On Sept. 24, President Abbas delivered a speech at the UN in which he gave Israel a full year to withdraw from the occupied territories, and if it refuses, bold decisions would be taken such as resorting to the International Court of Justice as the supreme body in the international judiciary, to take a decision on the legitimacy of Israel’s occupation of the Palestinian territories, the withdrawal of the PLO’s recognition of Israel or the PLO’s abandonment of the two-state solution, and a return to demand the implementation of the partition resolution issued by the UN Security Council.
Member of the Executive Committee of the PLO Ahmed Majdalani told Al-Monitor that President Abbas' visit to Moscow comes at an important time to benefit from Russia's regional and international role in international politics. He noted that Abbas will propose during his meeting with Putin the possibility of calling for an international peace conference and opening horizons to the peace process through Russia’s role in the international Quartet committee.
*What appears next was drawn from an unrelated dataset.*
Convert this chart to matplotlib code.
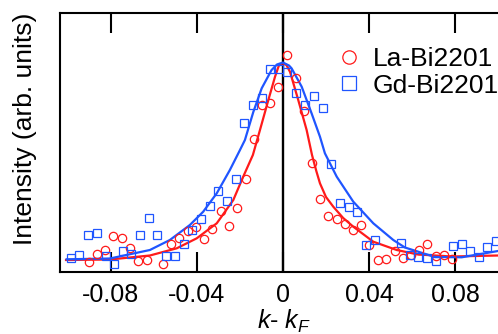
import matplotlib.pyplot as plt
import numpy as np

plt.rcParams['font.family'] = ['Liberation Sans', 'DejaVu Sans']
plt.rcParams['mathtext.fontset'] = 'custom'
plt.rcParams['mathtext.rm'] = 'Liberation Sans'
plt.rcParams['mathtext.it'] = 'Liberation Sans:italic'

# La-Bi2201 data (k - kF, intensity in arb. units)
la_k = [-0.0904, -0.0866, -0.0828, -0.0789, -0.0750, -0.0711, -0.0673, -0.0634,
        -0.0556, -0.0519, -0.0483, -0.0444, -0.0406, -0.0366, -0.0329, -0.0289,
        -0.0249, -0.0213, -0.0173, -0.0136, -0.0098, -0.0060, -0.0022, 0.0020,
        0.0059, 0.0098, 0.0135, 0.0171, 0.0210, 0.0249, 0.0287, 0.0325,
        0.0364, 0.0398, 0.0441, 0.0479, 0.0519, 0.0556, 0.0594, 0.0634,
        0.0672, 0.0710, 0.0750, 0.0788]
la_int = [10.3, 18.0, 22.0, 36.0, 34.0, 24.3, 11.0, 12.0,
          8.0, 28.3, 33.8, 41.3, 44.8, 32.8, 42.7, 61.3,
          45.7, 63.8, 92.7, 133.5, 167.0, 169.3, 184.8, 216.7,
          194.5, 160.7, 108.8, 72.9, 55.7, 52.8, 47.8, 42.0,
          47.0, 27.0, 11.7, 12.8, 20.6, 14.0, 17.3, 22.3,
          28.3, 16.5, 17.0, 12.7]

# Gd-Bi2201 data
gd_k = [-0.0988, -0.0947, -0.0907, -0.0866, -0.0823, -0.0785, -0.0746, -0.0705,
        -0.0664, -0.0625, -0.0585, -0.0546, -0.0503, -0.0460, -0.0421, -0.0381,
        -0.0341, -0.0300, -0.0260, -0.0220, -0.0180, -0.0140, -0.0099, -0.0061,
        -0.0020, 0.0017, 0.0062, 0.0102, 0.0143, 0.0185, 0.0225, 0.0266,
        0.0306, 0.0345, 0.0386, 0.0427, 0.0547, 0.0592, 0.0630, 0.0670,
        0.0710, 0.0791, 0.0832, 0.0870, 0.0911, 0.0950, 0.0989]
gd_int = [14.0, 17.0, 37.2, 38.7, 15.7, 8.5, 21.0, 17.7,
          36.8, 54.0, 37.2, 16.5, 16.5, 28.2, 42.5, 52.8,
          66.5, 81.5, 71.5, 92.8, 149.2, 167.0, 174.3, 202.7,
          202.7, 200.3, 179.3, 167.3, 176.0, 164.3, 107.7, 69.0,
          65.3, 59.7, 27.3, 32.3, 28.7, 17.3, 15.0, 13.7,
          11.2, 26.0, 28.2, 21.0, 14.8, 25.3, 31.5]

# fitted curves
la_fit_k = [-0.1009, -0.0805, -0.0619, -0.0494, -0.0401, -0.0308, -0.0231, -0.0185,
            -0.0140, -0.0107, -0.0068, -0.0037, -0.0019, -0.0002, 0.0016, 0.0033,
            0.0071, 0.0110, 0.0135, 0.0155, 0.0172, 0.0200, 0.0234, 0.0280,
            0.0327, 0.0420, 0.0529, 0.0628, 0.0786, 0.1000]
la_fit_int = [12.0, 12.5, 16.5, 23.7, 33.7, 48.7, 72.0, 95.3,
              117.0, 142.0, 172.0, 195.3, 206.5, 208.7, 207.0, 200.0,
              172.0, 142.0, 117.0, 101.0, 88.7, 75.0, 65.3, 54.0,
              45.3, 30.3, 22.0, 17.5, 15.5, 16.5]

gd_fit_k = [-0.1006, -0.0805, -0.0619, -0.0526, -0.0433, -0.0371, -0.0308, -0.0247,
            -0.0200, -0.0177, -0.0138, -0.0099, -0.0053, -0.0028, 0.0000, 0.0028,
            0.0040, 0.0087, 0.0133, 0.0172, 0.0195, 0.0250, 0.0327, 0.0420,
            0.0513, 0.0567, 0.0707, 0.0831, 0.1000]
gd_fit_int = [12.7, 13.5, 22.0, 32.0, 47.0, 60.3, 78.7, 102.0,
              122.0, 132.0, 160.0, 183.7, 202.0, 207.5, 209.5, 206.5,
              203.7, 185.3, 158.7, 135.3, 118.7, 95.3, 70.3, 48.7,
              32.0, 24.5, 15.0, 14.7, 21.0]

xticks = [-0.08, -0.04, 0, 0.04, 0.08]
xticklabels = ['-0.08', '-0.04', '0', '0.04', '0.08']

red = '#ff1a1a'
blue = '#1f55ff'

fig = plt.figure(figsize=(4.98, 3.34), dpi=100)
ax = fig.add_axes([60 / 498, 62 / 334, 438 / 498, 259 / 334])

ax.axvline(0, color='black', lw=1.7, zorder=1)
ax.plot(la_fit_k, la_fit_int, color=red, lw=1.6, zorder=3)
ax.plot(gd_fit_k, gd_fit_int, color=blue, lw=1.6, zorder=3)
ax.plot(la_k, la_int, 'o', mfc='none', mec=red, ms=6, mew=0.9,
        label='La-Bi2201', zorder=4)
ax.plot(gd_k, gd_int, 's', mfc='none', mec=blue, ms=6, mew=0.9,
        label='Gd-Bi2201', zorder=4)

ax.set_xlim(-0.1037, 0.1)
ax.set_ylim(0, 259)
ax.set_xticks(xticks)
ax.set_xticklabels(xticklabels)
ax.set_yticks([])
ax.tick_params(axis='x', which='both', direction='in', length=14.4, width=1.5,
               top=True, bottom=True, labelsize=18, pad=8)
for s in ['left', 'top', 'bottom']:
    ax.spines[s].set_linewidth(1.5)
ax.spines['right'].set_visible(False)

fig.text(25 / 498, (334 - 129) / 334, 'Intensity (arb. units)', rotation=90,
         ha='center', va='center', fontsize=19)
fig.text(284 / 498, 5 / 334, r'$k$- $k_F$', ha='center', va='baseline',
         fontsize=18)

ax.legend(loc='upper left', bbox_to_anchor=(336 / 498, (334 - 47) / 334),
          bbox_transform=fig.transFigure, frameon=False, fontsize=19,
          handlelength=1.0, handletextpad=0.4, borderpad=0, borderaxespad=0,
          labelspacing=0.1, markerscale=1.6)

fig.savefig('out.png', dpi=100)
Palestinians are banking on Russia to play an effective role in the political process because, according to Majdalani, “We have strong relations and friendship with Russia, and there are common points of understanding between us related to the vision of the two-state solution. Therefore, we believe that Russia will play a more effective role by virtue of its strength and influence in international relations.”
Majdalani indicated that what is required of Russia is to play a more effective and influential role through the international Quartet committee so that the committee will be the driving force and caller for the International Peace Conference as a nascent framework instead of the biased US sponsorship.
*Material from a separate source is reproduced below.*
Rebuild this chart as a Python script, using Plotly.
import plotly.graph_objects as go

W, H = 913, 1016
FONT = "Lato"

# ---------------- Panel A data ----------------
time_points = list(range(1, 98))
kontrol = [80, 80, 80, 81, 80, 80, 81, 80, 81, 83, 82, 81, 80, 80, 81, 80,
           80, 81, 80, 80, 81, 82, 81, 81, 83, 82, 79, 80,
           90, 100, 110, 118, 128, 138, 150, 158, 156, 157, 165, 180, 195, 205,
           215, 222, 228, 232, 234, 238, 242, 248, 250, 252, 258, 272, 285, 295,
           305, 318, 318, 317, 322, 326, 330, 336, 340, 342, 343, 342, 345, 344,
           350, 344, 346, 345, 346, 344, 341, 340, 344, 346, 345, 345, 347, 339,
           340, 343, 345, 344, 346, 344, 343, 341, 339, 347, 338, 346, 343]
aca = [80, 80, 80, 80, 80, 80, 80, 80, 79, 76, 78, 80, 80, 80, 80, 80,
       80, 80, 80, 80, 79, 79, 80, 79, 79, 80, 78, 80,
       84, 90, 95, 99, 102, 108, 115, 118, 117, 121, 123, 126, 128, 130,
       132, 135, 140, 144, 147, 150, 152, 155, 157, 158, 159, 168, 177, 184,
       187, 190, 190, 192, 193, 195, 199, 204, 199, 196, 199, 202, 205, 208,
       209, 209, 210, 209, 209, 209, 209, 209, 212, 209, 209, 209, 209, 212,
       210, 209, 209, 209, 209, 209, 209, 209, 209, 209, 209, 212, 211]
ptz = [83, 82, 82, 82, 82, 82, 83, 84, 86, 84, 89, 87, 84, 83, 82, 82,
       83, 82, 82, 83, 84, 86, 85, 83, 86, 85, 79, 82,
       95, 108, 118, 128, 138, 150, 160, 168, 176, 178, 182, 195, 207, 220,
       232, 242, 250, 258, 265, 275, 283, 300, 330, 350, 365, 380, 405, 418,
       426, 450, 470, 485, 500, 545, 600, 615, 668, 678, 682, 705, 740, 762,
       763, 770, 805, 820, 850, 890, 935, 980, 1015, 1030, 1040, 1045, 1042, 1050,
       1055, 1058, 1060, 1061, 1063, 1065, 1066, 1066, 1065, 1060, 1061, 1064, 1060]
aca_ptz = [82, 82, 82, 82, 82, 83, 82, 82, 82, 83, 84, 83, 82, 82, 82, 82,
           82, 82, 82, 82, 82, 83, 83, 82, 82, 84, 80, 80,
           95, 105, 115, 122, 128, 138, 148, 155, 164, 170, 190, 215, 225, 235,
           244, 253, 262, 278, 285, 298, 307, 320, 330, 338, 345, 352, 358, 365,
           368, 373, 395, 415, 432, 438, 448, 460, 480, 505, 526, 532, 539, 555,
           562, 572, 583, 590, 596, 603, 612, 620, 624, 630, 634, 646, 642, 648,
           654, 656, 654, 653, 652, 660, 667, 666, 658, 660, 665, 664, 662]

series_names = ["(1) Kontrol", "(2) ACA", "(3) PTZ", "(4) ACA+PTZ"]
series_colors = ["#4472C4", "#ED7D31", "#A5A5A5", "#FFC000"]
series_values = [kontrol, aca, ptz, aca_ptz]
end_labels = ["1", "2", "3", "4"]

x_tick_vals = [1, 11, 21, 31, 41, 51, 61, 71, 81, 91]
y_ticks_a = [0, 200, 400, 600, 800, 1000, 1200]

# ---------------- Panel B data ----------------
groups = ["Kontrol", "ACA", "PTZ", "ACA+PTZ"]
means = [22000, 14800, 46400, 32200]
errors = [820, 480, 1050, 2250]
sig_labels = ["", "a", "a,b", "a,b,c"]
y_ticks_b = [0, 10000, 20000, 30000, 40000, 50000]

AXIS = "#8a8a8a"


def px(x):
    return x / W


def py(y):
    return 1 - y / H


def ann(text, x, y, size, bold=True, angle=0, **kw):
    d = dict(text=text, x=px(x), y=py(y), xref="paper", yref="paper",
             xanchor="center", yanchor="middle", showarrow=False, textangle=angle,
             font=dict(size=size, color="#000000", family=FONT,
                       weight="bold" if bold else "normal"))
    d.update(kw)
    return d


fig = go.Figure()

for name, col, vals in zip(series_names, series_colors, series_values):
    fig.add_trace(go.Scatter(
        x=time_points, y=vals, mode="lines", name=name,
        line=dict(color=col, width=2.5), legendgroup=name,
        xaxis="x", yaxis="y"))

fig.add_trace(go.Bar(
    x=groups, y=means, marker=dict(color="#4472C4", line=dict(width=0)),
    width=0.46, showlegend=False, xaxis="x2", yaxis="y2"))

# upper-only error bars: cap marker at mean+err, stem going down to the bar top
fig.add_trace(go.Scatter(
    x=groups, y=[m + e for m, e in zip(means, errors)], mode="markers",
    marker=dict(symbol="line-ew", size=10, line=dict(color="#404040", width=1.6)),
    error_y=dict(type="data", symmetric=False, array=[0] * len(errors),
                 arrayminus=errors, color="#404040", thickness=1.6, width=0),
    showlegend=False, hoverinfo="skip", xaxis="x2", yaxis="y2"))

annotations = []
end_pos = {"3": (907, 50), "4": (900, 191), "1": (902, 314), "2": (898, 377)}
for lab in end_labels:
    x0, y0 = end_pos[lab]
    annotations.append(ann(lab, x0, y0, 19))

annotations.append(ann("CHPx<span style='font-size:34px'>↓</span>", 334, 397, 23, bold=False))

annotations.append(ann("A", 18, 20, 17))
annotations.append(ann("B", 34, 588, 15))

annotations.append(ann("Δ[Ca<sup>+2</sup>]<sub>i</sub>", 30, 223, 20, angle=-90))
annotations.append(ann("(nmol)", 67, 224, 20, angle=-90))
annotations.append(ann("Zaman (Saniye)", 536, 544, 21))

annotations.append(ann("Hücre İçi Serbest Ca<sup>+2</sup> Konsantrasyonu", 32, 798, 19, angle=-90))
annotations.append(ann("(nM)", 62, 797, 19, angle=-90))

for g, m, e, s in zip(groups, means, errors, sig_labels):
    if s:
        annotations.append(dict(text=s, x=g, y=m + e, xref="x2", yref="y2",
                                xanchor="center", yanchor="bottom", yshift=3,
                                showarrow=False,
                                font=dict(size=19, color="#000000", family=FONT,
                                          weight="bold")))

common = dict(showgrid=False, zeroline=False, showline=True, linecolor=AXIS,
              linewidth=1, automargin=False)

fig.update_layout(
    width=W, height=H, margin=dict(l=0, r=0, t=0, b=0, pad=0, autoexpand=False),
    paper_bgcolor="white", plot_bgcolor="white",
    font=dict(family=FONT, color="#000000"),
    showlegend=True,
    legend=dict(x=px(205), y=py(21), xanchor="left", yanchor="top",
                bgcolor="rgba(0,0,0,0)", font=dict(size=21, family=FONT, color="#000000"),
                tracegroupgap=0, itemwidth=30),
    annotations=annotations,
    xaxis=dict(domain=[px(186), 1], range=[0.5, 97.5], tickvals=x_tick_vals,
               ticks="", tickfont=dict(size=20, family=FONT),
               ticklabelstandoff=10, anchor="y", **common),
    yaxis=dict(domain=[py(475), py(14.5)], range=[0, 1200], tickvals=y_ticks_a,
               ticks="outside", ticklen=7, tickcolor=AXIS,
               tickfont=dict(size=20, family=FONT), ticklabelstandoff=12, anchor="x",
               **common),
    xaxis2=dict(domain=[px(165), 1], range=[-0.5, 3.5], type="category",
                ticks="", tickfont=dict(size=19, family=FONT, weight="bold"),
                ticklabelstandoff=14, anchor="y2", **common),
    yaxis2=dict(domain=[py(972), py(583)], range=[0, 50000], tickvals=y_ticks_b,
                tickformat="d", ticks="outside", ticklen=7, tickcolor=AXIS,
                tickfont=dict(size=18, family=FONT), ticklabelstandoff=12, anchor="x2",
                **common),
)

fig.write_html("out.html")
Since the beginning of the peace process, Russia has not exercised any pressure or shown great interest, and it is trying to remain impartial between Israel and the PA by adhering to the resolutions of international legitimacy and the vision of the two-state solution through negotiations, all the while preserving its interests with Israel, without exercising any pressure or taking final decisions to move the political settlement process forward.